## INSTRUCTIONS FOR THE TASK
All of the data below must be repeated exactly.

## RECORDED INFORMATION
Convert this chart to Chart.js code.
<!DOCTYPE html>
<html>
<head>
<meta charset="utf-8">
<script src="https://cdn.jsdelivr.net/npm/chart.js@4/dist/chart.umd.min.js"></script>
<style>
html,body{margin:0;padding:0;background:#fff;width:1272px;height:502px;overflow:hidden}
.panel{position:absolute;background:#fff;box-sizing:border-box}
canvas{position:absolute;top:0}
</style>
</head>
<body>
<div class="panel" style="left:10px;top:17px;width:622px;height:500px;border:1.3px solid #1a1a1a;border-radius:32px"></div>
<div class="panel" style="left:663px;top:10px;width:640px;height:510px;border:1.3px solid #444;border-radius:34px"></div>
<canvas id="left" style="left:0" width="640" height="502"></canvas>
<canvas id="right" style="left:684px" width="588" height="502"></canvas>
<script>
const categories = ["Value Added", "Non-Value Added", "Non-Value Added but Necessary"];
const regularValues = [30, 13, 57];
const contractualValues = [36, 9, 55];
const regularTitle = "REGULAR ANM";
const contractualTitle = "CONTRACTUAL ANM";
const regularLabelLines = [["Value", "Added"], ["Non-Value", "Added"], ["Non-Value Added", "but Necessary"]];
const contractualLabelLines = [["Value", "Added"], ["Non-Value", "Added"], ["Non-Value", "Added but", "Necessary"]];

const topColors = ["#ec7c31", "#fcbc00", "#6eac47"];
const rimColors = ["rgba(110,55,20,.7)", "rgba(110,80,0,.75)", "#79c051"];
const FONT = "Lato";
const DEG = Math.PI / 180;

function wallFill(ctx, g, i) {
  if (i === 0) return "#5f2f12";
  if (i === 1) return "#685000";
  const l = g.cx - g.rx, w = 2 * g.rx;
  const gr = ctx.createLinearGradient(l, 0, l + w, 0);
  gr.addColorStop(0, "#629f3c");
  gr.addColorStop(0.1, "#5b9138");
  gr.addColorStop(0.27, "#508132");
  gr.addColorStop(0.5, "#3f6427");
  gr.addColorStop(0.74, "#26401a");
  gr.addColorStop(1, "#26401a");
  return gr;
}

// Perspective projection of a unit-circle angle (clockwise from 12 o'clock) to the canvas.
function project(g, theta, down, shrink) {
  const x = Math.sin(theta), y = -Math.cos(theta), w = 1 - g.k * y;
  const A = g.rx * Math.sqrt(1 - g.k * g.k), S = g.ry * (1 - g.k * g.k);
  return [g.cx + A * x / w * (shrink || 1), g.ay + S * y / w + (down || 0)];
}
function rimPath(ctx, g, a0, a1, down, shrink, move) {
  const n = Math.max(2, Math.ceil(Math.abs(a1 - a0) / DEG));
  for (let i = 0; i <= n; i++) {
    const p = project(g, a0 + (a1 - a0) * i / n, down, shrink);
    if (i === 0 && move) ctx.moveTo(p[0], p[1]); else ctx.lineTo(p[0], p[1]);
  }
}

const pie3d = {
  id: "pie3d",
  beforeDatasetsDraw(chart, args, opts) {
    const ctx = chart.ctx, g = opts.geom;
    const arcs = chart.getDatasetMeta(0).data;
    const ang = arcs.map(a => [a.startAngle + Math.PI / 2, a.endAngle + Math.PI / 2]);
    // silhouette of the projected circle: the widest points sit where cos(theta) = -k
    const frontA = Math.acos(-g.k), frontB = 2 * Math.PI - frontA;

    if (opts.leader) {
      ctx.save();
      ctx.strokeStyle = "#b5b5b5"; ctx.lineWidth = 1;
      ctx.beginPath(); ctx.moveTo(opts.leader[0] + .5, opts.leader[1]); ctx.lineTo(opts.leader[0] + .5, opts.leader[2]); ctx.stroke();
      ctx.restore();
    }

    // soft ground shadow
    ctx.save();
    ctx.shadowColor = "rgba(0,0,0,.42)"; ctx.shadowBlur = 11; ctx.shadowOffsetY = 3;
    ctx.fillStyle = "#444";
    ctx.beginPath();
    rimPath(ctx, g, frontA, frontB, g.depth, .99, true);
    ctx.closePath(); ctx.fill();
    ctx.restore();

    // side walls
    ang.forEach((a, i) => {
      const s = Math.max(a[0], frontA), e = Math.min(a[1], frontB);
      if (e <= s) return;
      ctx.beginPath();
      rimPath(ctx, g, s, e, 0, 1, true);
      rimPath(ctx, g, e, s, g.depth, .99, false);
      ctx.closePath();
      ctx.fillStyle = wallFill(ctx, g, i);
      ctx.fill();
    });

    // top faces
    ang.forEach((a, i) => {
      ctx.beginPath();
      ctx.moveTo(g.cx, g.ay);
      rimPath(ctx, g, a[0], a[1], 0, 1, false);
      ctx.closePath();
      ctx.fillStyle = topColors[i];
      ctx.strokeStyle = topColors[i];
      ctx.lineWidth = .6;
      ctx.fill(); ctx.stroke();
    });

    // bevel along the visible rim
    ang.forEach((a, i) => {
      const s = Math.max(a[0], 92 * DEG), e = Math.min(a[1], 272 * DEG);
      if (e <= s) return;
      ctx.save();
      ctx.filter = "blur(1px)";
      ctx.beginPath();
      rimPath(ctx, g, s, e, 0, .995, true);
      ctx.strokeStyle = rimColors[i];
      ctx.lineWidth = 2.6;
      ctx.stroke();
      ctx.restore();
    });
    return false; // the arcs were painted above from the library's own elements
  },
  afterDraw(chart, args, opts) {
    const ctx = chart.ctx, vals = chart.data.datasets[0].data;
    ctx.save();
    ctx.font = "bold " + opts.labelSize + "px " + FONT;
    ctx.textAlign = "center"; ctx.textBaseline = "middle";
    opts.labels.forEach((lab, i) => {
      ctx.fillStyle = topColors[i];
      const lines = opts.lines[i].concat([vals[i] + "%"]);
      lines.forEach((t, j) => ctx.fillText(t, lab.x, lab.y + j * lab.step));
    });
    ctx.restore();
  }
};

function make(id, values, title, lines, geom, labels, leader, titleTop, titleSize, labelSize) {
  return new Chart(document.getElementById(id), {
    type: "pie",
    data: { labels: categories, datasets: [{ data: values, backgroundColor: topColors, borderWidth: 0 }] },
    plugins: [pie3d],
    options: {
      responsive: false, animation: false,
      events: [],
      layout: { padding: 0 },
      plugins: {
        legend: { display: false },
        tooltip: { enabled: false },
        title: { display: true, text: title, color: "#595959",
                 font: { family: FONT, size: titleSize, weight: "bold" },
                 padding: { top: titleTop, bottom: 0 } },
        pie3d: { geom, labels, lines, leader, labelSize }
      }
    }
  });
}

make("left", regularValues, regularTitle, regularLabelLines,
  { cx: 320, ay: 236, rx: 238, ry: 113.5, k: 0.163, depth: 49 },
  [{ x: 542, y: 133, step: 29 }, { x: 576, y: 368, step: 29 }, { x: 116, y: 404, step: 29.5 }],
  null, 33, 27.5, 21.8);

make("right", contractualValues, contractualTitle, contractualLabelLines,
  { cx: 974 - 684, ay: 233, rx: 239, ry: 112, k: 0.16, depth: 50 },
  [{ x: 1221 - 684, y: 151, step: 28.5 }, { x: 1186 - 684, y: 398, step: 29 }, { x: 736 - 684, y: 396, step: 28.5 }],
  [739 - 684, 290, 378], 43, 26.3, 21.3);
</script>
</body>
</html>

## FINAL ANSWER
Convert this chart to Chart.js code.
<!DOCTYPE html>
<html>
<head>
<meta charset="utf-8">
<script src="https://cdn.jsdelivr.net/npm/chart.js@4/dist/chart.umd.min.js"></script>
<style>
html,body{margin:0;padding:0;background:#fff;width:1272px;height:502px;overflow:hidden}
.panel{position:absolute;background:#fff;box-sizing:border-box}
canvas{position:absolute;top:0}
</style>
</head>
<body>
<div class="panel" style="left:10px;top:17px;width:622px;height:500px;border:1.3px solid #1a1a1a;border-radius:32px"></div>
<div class="panel" style="left:663px;top:10px;width:640px;height:510px;border:1.3px solid #444;border-radius:34px"></div>
<canvas id="left" style="left:0" width="640" height="502"></canvas>
<canvas id="right" style="left:684px" width="588" height="502"></canvas>
<script>
const categories = ["Value Added", "Non-Value Added", "Non-Value Added but Necessary"];
const regularValues = [30, 13, 57];
const contractualValues = [36, 9, 55];
const regularTitle = "REGULAR ANM";
const contractualTitle = "CONTRACTUAL ANM";
const regularLabelLines = [["Value", "Added"], ["Non-Value", "Added"], ["Non-Value Added", "but Necessary"]];
const contractualLabelLines = [["Value", "Added"], ["Non-Value", "Added"], ["Non-Value", "Added but", "Necessary"]];

const topColors = ["#ec7c31", "#fcbc00", "#6eac47"];
const rimColors = ["rgba(110,55,20,.7)", "rgba(110,80,0,.75)", "#79c051"];
const FONT = "Lato";
const DEG = Math.PI / 180;

function wallFill(ctx, g, i) {
  if (i === 0) return "#5f2f12";
  if (i === 1) return "#685000";
  const l = g.cx - g.rx, w = 2 * g.rx;
  const gr = ctx.createLinearGradient(l, 0, l + w, 0);
  gr.addColorStop(0, "#629f3c");
  gr.addColorStop(0.1, "#5b9138");
  gr.addColorStop(0.27, "#508132");
  gr.addColorStop(0.5, "#3f6427");
  gr.addColorStop(0.74, "#26401a");
  gr.addColorStop(1, "#26401a");
  return gr;
}

// Perspective projection of a unit-circle angle (clockwise from 12 o'clock) to the canvas.
function project(g, theta, down, shrink) {
  const x = Math.sin(theta), y = -Math.cos(theta), w = 1 - g.k * y;
  const A = g.rx * Math.sqrt(1 - g.k * g.k), S = g.ry * (1 - g.k * g.k);
  return [g.cx + A * x / w * (shrink || 1), g.ay + S * y / w + (down || 0)];
}
function rimPath(ctx, g, a0, a1, down, shrink, move) {
  const n = Math.max(2, Math.ceil(Math.abs(a1 - a0) / DEG));
  for (let i = 0; i <= n; i++) {
    const p = project(g, a0 + (a1 - a0) * i / n, down, shrink);
    if (i === 0 && move) ctx.moveTo(p[0], p[1]); else ctx.lineTo(p[0], p[1]);
  }
}

const pie3d = {
  id: "pie3d",
  beforeDatasetsDraw(chart, args, opts) {
    const ctx = chart.ctx, g = opts.geom;
    const arcs = chart.getDatasetMeta(0).data;
    const ang = arcs.map(a => [a.startAngle + Math.PI / 2, a.endAngle + Math.PI / 2]);
    // silhouette of the projected circle: the widest points sit where cos(theta) = -k
    const frontA = Math.acos(-g.k), frontB = 2 * Math.PI - frontA;

    if (opts.leader) {
      ctx.save();
      ctx.strokeStyle = "#b5b5b5"; ctx.lineWidth = 1;
      ctx.beginPath(); ctx.moveTo(opts.leader[0] + .5, opts.leader[1]); ctx.lineTo(opts.leader[0] + .5, opts.leader[2]); ctx.stroke();
      ctx.restore();
    }

    // soft ground shadow
    ctx.save();
    ctx.shadowColor = "rgba(0,0,0,.42)"; ctx.shadowBlur = 11; ctx.shadowOffsetY = 3;
    ctx.fillStyle = "#444";
    ctx.beginPath();
    rimPath(ctx, g, frontA, frontB, g.depth, .99, true);
    ctx.closePath(); ctx.fill();
    ctx.restore();

    // side walls
    ang.forEach((a, i) => {
      const s = Math.max(a[0], frontA), e = Math.min(a[1], frontB);
      if (e <= s) return;
      ctx.beginPath();
      rimPath(ctx, g, s, e, 0, 1, true);
      rimPath(ctx, g, e, s, g.depth, .99, false);
      ctx.closePath();
      ctx.fillStyle = wallFill(ctx, g, i);
      ctx.fill();
    });

    // top faces
    ang.forEach((a, i) => {
      ctx.beginPath();
      ctx.moveTo(g.cx, g.ay);
      rimPath(ctx, g, a[0], a[1], 0, 1, false);
      ctx.closePath();
      ctx.fillStyle = topColors[i];
      ctx.strokeStyle = topColors[i];
      ctx.lineWidth = .6;
      ctx.fill(); ctx.stroke();
    });

    // bevel along the visible rim
    ang.forEach((a, i) => {
      const s = Math.max(a[0], 92 * DEG), e = Math.min(a[1], 272 * DEG);
      if (e <= s) return;
      ctx.save();
      ctx.filter = "blur(1px)";
      ctx.beginPath();
      rimPath(ctx, g, s, e, 0, .995, true);
      ctx.strokeStyle = rimColors[i];
      ctx.lineWidth = 2.6;
      ctx.stroke();
      ctx.restore();
    });
    return false; // the arcs were painted above from the library's own elements
  },
  afterDraw(chart, args, opts) {
    const ctx = chart.ctx, vals = chart.data.datasets[0].data;
    ctx.save();
    ctx.font = "bold " + opts.labelSize + "px " + FONT;
    ctx.textAlign = "center"; ctx.textBaseline = "middle";
    opts.labels.forEach((lab, i) => {
      ctx.fillStyle = topColors[i];
      const lines = opts.lines[i].concat([vals[i] + "%"]);
      lines.forEach((t, j) => ctx.fillText(t, lab.x, lab.y + j * lab.step));
    });
    ctx.restore();
  }
};

function make(id, values, title, lines, geom, labels, leader, titleTop, titleSize, labelSize) {
  return new Chart(document.getElementById(id), {
    type: "pie",
    data: { labels: categories, datasets: [{ data: values, backgroundColor: topColors, borderWidth: 0 }] },
    plugins: [pie3d],
    options: {
      responsive: false, animation: false,
      events: [],
      layout: { padding: 0 },
      plugins: {
        legend: { display: false },
        tooltip: { enabled: false },
        title: { display: true, text: title, color: "#595959",
                 font: { family: FONT, size: titleSize, weight: "bold" },
                 padding: { top: titleTop, bottom: 0 } },
        pie3d: { geom, labels, lines, leader, labelSize }
      }
    }
  });
}

make("left", regularValues, regularTitle, regularLabelLines,
  { cx: 320, ay: 236, rx: 238, ry: 113.5, k: 0.163, depth: 49 },
  [{ x: 542, y: 133, step: 29 }, { x: 576, y: 368, step: 29 }, { x: 116, y: 404, step: 29.5 }],
  null, 33, 27.5, 21.8);

make("right", contractualValues, contractualTitle, contractualLabelLines,
  { cx: 974 - 684, ay: 233, rx: 239, ry: 112, k: 0.16, depth: 50 },
  [{ x: 1221 - 684, y: 151, step: 28.5 }, { x: 1186 - 684, y: 398, step: 29 }, { x: 736 - 684, y: 396, step: 28.5 }],
  [739 - 684, 290, 378], 43, 26.3, 21.3);
</script>
</body>
</html>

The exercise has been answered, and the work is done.